*Given request*.
Type out the data exactly as given. Skip any image.
-- START OF Data block --
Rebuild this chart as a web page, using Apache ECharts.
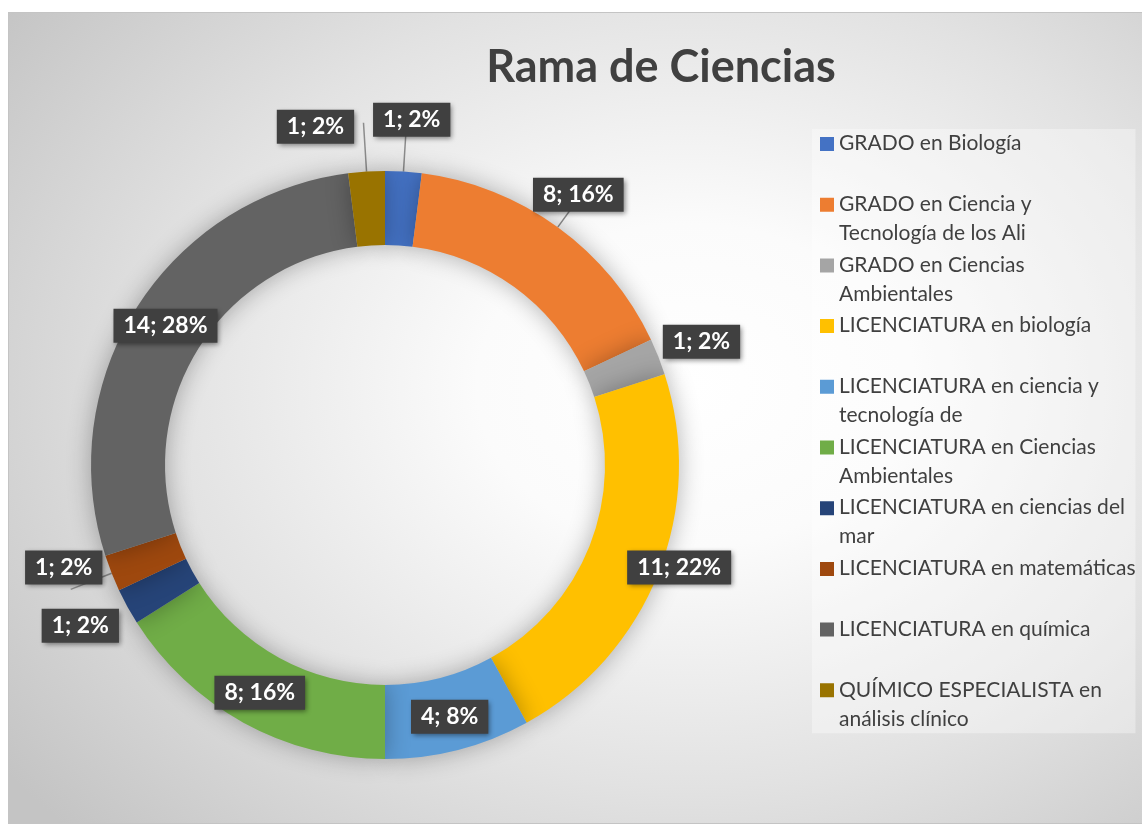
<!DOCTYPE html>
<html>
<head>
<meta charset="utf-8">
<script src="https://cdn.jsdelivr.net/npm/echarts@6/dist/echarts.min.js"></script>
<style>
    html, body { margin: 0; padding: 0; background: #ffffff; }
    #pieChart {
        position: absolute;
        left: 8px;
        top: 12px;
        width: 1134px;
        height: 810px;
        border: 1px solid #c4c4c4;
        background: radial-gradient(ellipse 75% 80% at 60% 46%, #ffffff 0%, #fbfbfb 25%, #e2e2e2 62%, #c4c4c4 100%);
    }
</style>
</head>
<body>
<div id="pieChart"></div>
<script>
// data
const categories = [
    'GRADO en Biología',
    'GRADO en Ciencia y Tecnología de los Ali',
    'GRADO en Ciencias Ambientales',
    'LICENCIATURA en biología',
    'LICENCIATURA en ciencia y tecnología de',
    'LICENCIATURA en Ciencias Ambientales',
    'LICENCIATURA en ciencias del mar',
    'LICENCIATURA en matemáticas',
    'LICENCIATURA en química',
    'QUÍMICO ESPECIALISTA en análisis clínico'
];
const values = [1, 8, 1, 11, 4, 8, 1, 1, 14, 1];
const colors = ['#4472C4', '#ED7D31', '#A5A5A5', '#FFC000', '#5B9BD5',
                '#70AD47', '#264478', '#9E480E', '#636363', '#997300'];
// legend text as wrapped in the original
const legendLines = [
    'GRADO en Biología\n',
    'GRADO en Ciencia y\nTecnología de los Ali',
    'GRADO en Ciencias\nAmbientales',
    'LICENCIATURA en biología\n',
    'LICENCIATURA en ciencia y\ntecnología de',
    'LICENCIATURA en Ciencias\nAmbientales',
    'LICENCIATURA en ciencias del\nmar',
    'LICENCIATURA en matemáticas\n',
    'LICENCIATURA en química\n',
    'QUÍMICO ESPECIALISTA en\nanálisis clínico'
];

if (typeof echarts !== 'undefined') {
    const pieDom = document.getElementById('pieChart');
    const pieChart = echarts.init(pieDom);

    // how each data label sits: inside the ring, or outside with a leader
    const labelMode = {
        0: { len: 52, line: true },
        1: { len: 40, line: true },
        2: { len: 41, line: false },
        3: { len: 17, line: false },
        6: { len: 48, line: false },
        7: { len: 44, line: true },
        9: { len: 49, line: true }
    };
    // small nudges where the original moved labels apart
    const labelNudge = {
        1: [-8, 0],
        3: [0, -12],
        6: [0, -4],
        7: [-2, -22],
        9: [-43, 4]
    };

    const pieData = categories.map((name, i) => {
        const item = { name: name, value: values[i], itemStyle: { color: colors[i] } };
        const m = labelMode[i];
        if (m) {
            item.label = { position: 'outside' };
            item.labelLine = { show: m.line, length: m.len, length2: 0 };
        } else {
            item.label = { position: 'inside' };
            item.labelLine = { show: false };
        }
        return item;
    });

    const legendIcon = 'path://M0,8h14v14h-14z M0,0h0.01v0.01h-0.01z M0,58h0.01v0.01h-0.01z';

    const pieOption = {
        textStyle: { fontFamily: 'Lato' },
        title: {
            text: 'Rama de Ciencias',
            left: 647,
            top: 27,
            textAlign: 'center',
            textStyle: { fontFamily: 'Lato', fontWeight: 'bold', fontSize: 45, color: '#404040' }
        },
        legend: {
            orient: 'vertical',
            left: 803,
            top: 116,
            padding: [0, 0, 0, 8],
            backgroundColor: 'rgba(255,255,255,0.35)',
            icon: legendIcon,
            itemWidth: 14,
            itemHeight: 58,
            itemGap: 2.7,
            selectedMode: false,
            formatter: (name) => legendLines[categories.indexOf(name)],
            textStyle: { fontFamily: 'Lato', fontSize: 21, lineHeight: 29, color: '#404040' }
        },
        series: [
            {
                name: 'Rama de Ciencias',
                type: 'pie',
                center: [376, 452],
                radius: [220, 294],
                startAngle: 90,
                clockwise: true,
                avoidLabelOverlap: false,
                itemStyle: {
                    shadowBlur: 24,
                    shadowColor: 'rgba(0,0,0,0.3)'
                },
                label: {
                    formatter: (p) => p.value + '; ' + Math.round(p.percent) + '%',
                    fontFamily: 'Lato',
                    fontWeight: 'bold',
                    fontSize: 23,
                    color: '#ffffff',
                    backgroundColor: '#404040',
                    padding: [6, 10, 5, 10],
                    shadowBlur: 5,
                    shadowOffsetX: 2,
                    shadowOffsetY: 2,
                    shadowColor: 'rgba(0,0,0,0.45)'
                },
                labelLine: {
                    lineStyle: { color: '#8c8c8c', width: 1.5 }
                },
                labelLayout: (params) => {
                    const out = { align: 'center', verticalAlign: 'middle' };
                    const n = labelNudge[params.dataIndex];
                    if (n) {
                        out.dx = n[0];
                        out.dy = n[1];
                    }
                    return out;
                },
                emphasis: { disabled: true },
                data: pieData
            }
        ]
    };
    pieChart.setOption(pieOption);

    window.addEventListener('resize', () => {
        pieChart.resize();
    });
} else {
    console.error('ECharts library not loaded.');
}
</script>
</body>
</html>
-- END OF Data block --
*Reply to the exercise*.
Rebuild this chart as a web page, using Apache ECharts.
<!DOCTYPE html>
<html>
<head>
<meta charset="utf-8">
<script src="https://cdn.jsdelivr.net/npm/echarts@6/dist/echarts.min.js"></script>
<style>
    html, body { margin: 0; padding: 0; background: #ffffff; }
    #pieChart {
        position: absolute;
        left: 8px;
        top: 12px;
        width: 1134px;
        height: 810px;
        border: 1px solid #c4c4c4;
        background: radial-gradient(ellipse 75% 80% at 60% 46%, #ffffff 0%, #fbfbfb 25%, #e2e2e2 62%, #c4c4c4 100%);
    }
</style>
</head>
<body>
<div id="pieChart"></div>
<script>
// data
const categories = [
    'GRADO en Biología',
    'GRADO en Ciencia y Tecnología de los Ali',
    'GRADO en Ciencias Ambientales',
    'LICENCIATURA en biología',
    'LICENCIATURA en ciencia y tecnología de',
    'LICENCIATURA en Ciencias Ambientales',
    'LICENCIATURA en ciencias del mar',
    'LICENCIATURA en matemáticas',
    'LICENCIATURA en química',
    'QUÍMICO ESPECIALISTA en análisis clínico'
];
const values = [1, 8, 1, 11, 4, 8, 1, 1, 14, 1];
const colors = ['#4472C4', '#ED7D31', '#A5A5A5', '#FFC000', '#5B9BD5',
                '#70AD47', '#264478', '#9E480E', '#636363', '#997300'];
// legend text as wrapped in the original
const legendLines = [
    'GRADO en Biología\n',
    'GRADO en Ciencia y\nTecnología de los Ali',
    'GRADO en Ciencias\nAmbientales',
    'LICENCIATURA en biología\n',
    'LICENCIATURA en ciencia y\ntecnología de',
    'LICENCIATURA en Ciencias\nAmbientales',
    'LICENCIATURA en ciencias del\nmar',
    'LICENCIATURA en matemáticas\n',
    'LICENCIATURA en química\n',
    'QUÍMICO ESPECIALISTA en\nanálisis clínico'
];

if (typeof echarts !== 'undefined') {
    const pieDom = document.getElementById('pieChart');
    const pieChart = echarts.init(pieDom);

    // how each data label sits: inside the ring, or outside with a leader
    const labelMode = {
        0: { len: 52, line: true },
        1: { len: 40, line: true },
        2: { len: 41, line: false },
        3: { len: 17, line: false },
        6: { len: 48, line: false },
        7: { len: 44, line: true },
        9: { len: 49, line: true }
    };
    // small nudges where the original moved labels apart
    const labelNudge = {
        1: [-8, 0],
        3: [0, -12],
        6: [0, -4],
        7: [-2, -22],
        9: [-43, 4]
    };

    const pieData = categories.map((name, i) => {
        const item = { name: name, value: values[i], itemStyle: { color: colors[i] } };
        const m = labelMode[i];
        if (m) {
            item.label = { position: 'outside' };
            item.labelLine = { show: m.line, length: m.len, length2: 0 };
        } else {
            item.label = { position: 'inside' };
            item.labelLine = { show: false };
        }
        return item;
    });

    const legendIcon = 'path://M0,8h14v14h-14z M0,0h0.01v0.01h-0.01z M0,58h0.01v0.01h-0.01z';

    const pieOption = {
        textStyle: { fontFamily: 'Lato' },
        title: {
            text: 'Rama de Ciencias',
            left: 647,
            top: 27,
            textAlign: 'center',
            textStyle: { fontFamily: 'Lato', fontWeight: 'bold', fontSize: 45, color: '#404040' }
        },
        legend: {
            orient: 'vertical',
            left: 803,
            top: 116,
            padding: [0, 0, 0, 8],
            backgroundColor: 'rgba(255,255,255,0.35)',
            icon: legendIcon,
            itemWidth: 14,
            itemHeight: 58,
            itemGap: 2.7,
            selectedMode: false,
            formatter: (name) => legendLines[categories.indexOf(name)],
            textStyle: { fontFamily: 'Lato', fontSize: 21, lineHeight: 29, color: '#404040' }
        },
        series: [
            {
                name: 'Rama de Ciencias',
                type: 'pie',
                center: [376, 452],
                radius: [220, 294],
                startAngle: 90,
                clockwise: true,
                avoidLabelOverlap: false,
                itemStyle: {
                    shadowBlur: 24,
                    shadowColor: 'rgba(0,0,0,0.3)'
                },
                label: {
                    formatter: (p) => p.value + '; ' + Math.round(p.percent) + '%',
                    fontFamily: 'Lato',
                    fontWeight: 'bold',
                    fontSize: 23,
                    color: '#ffffff',
                    backgroundColor: '#404040',
                    padding: [6, 10, 5, 10],
                    shadowBlur: 5,
                    shadowOffsetX: 2,
                    shadowOffsetY: 2,
                    shadowColor: 'rgba(0,0,0,0.45)'
                },
                labelLine: {
                    lineStyle: { color: '#8c8c8c', width: 1.5 }
                },
                labelLayout: (params) => {
                    const out = { align: 'center', verticalAlign: 'middle' };
                    const n = labelNudge[params.dataIndex];
                    if (n) {
                        out.dx = n[0];
                        out.dy = n[1];
                    }
                    return out;
                },
                emphasis: { disabled: true },
                data: pieData
            }
        ]
    };
    pieChart.setOption(pieOption);

    window.addEventListener('resize', () => {
        pieChart.resize();
    });
} else {
    console.error('ECharts library not loaded.');
}
</script>
</body>
</html>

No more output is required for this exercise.